## Available data
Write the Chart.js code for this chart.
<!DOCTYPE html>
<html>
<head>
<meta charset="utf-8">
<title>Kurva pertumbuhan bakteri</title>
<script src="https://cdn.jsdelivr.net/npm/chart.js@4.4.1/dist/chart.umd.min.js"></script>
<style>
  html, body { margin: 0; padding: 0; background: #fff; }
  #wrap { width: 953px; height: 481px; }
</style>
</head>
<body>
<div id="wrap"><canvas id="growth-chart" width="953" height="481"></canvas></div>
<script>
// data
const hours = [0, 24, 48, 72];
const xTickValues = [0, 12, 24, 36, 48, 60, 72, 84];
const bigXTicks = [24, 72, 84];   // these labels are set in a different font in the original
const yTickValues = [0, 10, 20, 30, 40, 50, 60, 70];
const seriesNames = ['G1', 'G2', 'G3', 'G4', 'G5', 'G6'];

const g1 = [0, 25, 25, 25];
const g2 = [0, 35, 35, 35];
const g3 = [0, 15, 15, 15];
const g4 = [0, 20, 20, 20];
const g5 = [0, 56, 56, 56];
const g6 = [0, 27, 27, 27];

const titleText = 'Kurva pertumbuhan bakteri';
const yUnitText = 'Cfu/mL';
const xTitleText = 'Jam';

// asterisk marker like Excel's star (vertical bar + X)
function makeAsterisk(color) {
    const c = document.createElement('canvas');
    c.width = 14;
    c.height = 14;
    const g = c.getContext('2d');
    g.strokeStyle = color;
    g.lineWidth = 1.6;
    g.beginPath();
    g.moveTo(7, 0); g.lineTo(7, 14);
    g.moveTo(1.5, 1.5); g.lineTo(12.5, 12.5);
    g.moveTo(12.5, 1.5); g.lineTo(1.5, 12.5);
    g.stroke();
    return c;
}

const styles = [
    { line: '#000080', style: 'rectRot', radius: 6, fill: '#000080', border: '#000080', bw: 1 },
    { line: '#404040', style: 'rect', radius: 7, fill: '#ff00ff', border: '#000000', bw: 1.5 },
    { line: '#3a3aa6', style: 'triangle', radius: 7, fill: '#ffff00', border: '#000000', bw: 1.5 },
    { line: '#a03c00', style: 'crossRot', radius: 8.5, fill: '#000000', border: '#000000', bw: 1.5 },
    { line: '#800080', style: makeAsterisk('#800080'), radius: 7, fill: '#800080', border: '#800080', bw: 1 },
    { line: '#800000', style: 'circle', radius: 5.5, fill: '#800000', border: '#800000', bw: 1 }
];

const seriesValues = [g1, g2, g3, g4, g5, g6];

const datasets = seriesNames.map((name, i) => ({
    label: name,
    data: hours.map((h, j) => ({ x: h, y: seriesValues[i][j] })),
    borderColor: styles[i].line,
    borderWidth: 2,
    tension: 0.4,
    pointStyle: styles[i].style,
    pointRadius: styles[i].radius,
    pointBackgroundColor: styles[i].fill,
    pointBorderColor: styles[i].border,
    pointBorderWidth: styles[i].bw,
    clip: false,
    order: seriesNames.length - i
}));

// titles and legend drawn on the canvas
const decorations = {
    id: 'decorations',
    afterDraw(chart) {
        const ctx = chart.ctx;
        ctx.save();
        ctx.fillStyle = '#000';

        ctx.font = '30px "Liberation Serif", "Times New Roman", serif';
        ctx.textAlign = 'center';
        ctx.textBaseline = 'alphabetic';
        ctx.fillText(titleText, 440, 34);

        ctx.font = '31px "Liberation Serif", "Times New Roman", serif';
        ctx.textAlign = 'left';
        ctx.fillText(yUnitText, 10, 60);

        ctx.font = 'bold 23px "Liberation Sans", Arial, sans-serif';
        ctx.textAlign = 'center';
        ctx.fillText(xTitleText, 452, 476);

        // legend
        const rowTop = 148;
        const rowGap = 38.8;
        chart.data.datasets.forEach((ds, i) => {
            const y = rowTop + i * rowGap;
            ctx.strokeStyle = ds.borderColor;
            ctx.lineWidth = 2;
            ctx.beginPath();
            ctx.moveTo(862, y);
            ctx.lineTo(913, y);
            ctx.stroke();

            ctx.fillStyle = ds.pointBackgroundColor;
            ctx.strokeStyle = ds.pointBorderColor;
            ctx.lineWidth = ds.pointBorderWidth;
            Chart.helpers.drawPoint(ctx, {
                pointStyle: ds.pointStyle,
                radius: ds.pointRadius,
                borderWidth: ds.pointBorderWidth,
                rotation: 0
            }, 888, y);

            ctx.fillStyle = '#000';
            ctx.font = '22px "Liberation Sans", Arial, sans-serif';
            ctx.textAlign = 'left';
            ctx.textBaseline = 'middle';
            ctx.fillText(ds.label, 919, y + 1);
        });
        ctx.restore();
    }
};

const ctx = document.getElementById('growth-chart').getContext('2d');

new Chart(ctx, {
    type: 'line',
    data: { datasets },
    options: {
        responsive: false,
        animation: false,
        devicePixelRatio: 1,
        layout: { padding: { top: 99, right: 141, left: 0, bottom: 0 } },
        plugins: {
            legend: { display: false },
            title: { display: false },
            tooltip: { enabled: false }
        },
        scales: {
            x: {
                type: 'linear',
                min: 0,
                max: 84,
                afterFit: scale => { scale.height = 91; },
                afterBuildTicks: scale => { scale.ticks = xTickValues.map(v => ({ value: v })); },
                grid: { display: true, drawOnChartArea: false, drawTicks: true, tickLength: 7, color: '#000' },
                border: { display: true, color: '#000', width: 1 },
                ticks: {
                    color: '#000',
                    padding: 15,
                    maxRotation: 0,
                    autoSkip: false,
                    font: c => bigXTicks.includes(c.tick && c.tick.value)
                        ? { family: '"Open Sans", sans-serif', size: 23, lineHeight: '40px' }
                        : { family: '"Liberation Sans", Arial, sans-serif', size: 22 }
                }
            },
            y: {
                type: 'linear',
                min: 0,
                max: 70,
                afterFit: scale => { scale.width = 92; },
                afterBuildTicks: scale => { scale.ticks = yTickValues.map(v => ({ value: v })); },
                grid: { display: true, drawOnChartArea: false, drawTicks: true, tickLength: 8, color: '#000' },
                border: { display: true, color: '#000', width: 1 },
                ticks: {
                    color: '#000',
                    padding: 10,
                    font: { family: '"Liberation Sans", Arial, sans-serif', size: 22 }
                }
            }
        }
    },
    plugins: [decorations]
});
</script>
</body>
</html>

## Exercise goal
Output all of the data again. Match it exactly.

## Answer below
Write the Chart.js code for this chart.
<!DOCTYPE html>
<html>
<head>
<meta charset="utf-8">
<title>Kurva pertumbuhan bakteri</title>
<script src="https://cdn.jsdelivr.net/npm/chart.js@4.4.1/dist/chart.umd.min.js"></script>
<style>
  html, body { margin: 0; padding: 0; background: #fff; }
  #wrap { width: 953px; height: 481px; }
</style>
</head>
<body>
<div id="wrap"><canvas id="growth-chart" width="953" height="481"></canvas></div>
<script>
// data
const hours = [0, 24, 48, 72];
const xTickValues = [0, 12, 24, 36, 48, 60, 72, 84];
const bigXTicks = [24, 72, 84];   // these labels are set in a different font in the original
const yTickValues = [0, 10, 20, 30, 40, 50, 60, 70];
const seriesNames = ['G1', 'G2', 'G3', 'G4', 'G5', 'G6'];

const g1 = [0, 25, 25, 25];
const g2 = [0, 35, 35, 35];
const g3 = [0, 15, 15, 15];
const g4 = [0, 20, 20, 20];
const g5 = [0, 56, 56, 56];
const g6 = [0, 27, 27, 27];

const titleText = 'Kurva pertumbuhan bakteri';
const yUnitText = 'Cfu/mL';
const xTitleText = 'Jam';

// asterisk marker like Excel's star (vertical bar + X)
function makeAsterisk(color) {
    const c = document.createElement('canvas');
    c.width = 14;
    c.height = 14;
    const g = c.getContext('2d');
    g.strokeStyle = color;
    g.lineWidth = 1.6;
    g.beginPath();
    g.moveTo(7, 0); g.lineTo(7, 14);
    g.moveTo(1.5, 1.5); g.lineTo(12.5, 12.5);
    g.moveTo(12.5, 1.5); g.lineTo(1.5, 12.5);
    g.stroke();
    return c;
}

const styles = [
    { line: '#000080', style: 'rectRot', radius: 6, fill: '#000080', border: '#000080', bw: 1 },
    { line: '#404040', style: 'rect', radius: 7, fill: '#ff00ff', border: '#000000', bw: 1.5 },
    { line: '#3a3aa6', style: 'triangle', radius: 7, fill: '#ffff00', border: '#000000', bw: 1.5 },
    { line: '#a03c00', style: 'crossRot', radius: 8.5, fill: '#000000', border: '#000000', bw: 1.5 },
    { line: '#800080', style: makeAsterisk('#800080'), radius: 7, fill: '#800080', border: '#800080', bw: 1 },
    { line: '#800000', style: 'circle', radius: 5.5, fill: '#800000', border: '#800000', bw: 1 }
];

const seriesValues = [g1, g2, g3, g4, g5, g6];

const datasets = seriesNames.map((name, i) => ({
    label: name,
    data: hours.map((h, j) => ({ x: h, y: seriesValues[i][j] })),
    borderColor: styles[i].line,
    borderWidth: 2,
    tension: 0.4,
    pointStyle: styles[i].style,
    pointRadius: styles[i].radius,
    pointBackgroundColor: styles[i].fill,
    pointBorderColor: styles[i].border,
    pointBorderWidth: styles[i].bw,
    clip: false,
    order: seriesNames.length - i
}));

// titles and legend drawn on the canvas
const decorations = {
    id: 'decorations',
    afterDraw(chart) {
        const ctx = chart.ctx;
        ctx.save();
        ctx.fillStyle = '#000';

        ctx.font = '30px "Liberation Serif", "Times New Roman", serif';
        ctx.textAlign = 'center';
        ctx.textBaseline = 'alphabetic';
        ctx.fillText(titleText, 440, 34);

        ctx.font = '31px "Liberation Serif", "Times New Roman", serif';
        ctx.textAlign = 'left';
        ctx.fillText(yUnitText, 10, 60);

        ctx.font = 'bold 23px "Liberation Sans", Arial, sans-serif';
        ctx.textAlign = 'center';
        ctx.fillText(xTitleText, 452, 476);

        // legend
        const rowTop = 148;
        const rowGap = 38.8;
        chart.data.datasets.forEach((ds, i) => {
            const y = rowTop + i * rowGap;
            ctx.strokeStyle = ds.borderColor;
            ctx.lineWidth = 2;
            ctx.beginPath();
            ctx.moveTo(862, y);
            ctx.lineTo(913, y);
            ctx.stroke();

            ctx.fillStyle = ds.pointBackgroundColor;
            ctx.strokeStyle = ds.pointBorderColor;
            ctx.lineWidth = ds.pointBorderWidth;
            Chart.helpers.drawPoint(ctx, {
                pointStyle: ds.pointStyle,
                radius: ds.pointRadius,
                borderWidth: ds.pointBorderWidth,
                rotation: 0
            }, 888, y);

            ctx.fillStyle = '#000';
            ctx.font = '22px "Liberation Sans", Arial, sans-serif';
            ctx.textAlign = 'left';
            ctx.textBaseline = 'middle';
            ctx.fillText(ds.label, 919, y + 1);
        });
        ctx.restore();
    }
};

const ctx = document.getElementById('growth-chart').getContext('2d');

new Chart(ctx, {
    type: 'line',
    data: { datasets },
    options: {
        responsive: false,
        animation: false,
        devicePixelRatio: 1,
        layout: { padding: { top: 99, right: 141, left: 0, bottom: 0 } },
        plugins: {
            legend: { display: false },
            title: { display: false },
            tooltip: { enabled: false }
        },
        scales: {
            x: {
                type: 'linear',
                min: 0,
                max: 84,
                afterFit: scale => { scale.height = 91; },
                afterBuildTicks: scale => { scale.ticks = xTickValues.map(v => ({ value: v })); },
                grid: { display: true, drawOnChartArea: false, drawTicks: true, tickLength: 7, color: '#000' },
                border: { display: true, color: '#000', width: 1 },
                ticks: {
                    color: '#000',
                    padding: 15,
                    maxRotation: 0,
                    autoSkip: false,
                    font: c => bigXTicks.includes(c.tick && c.tick.value)
                        ? { family: '"Open Sans", sans-serif', size: 23, lineHeight: '40px' }
                        : { family: '"Liberation Sans", Arial, sans-serif', size: 22 }
                }
            },
            y: {
                type: 'linear',
                min: 0,
                max: 70,
                afterFit: scale => { scale.width = 92; },
                afterBuildTicks: scale => { scale.ticks = yTickValues.map(v => ({ value: v })); },
                grid: { display: true, drawOnChartArea: false, drawTicks: true, tickLength: 8, color: '#000' },
                border: { display: true, color: '#000', width: 1 },
                ticks: {
                    color: '#000',
                    padding: 10,
                    font: { family: '"Liberation Sans", Arial, sans-serif', size: 22 }
                }
            }
        }
    },
    plugins: [decorations]
});
</script>
</body>
</html>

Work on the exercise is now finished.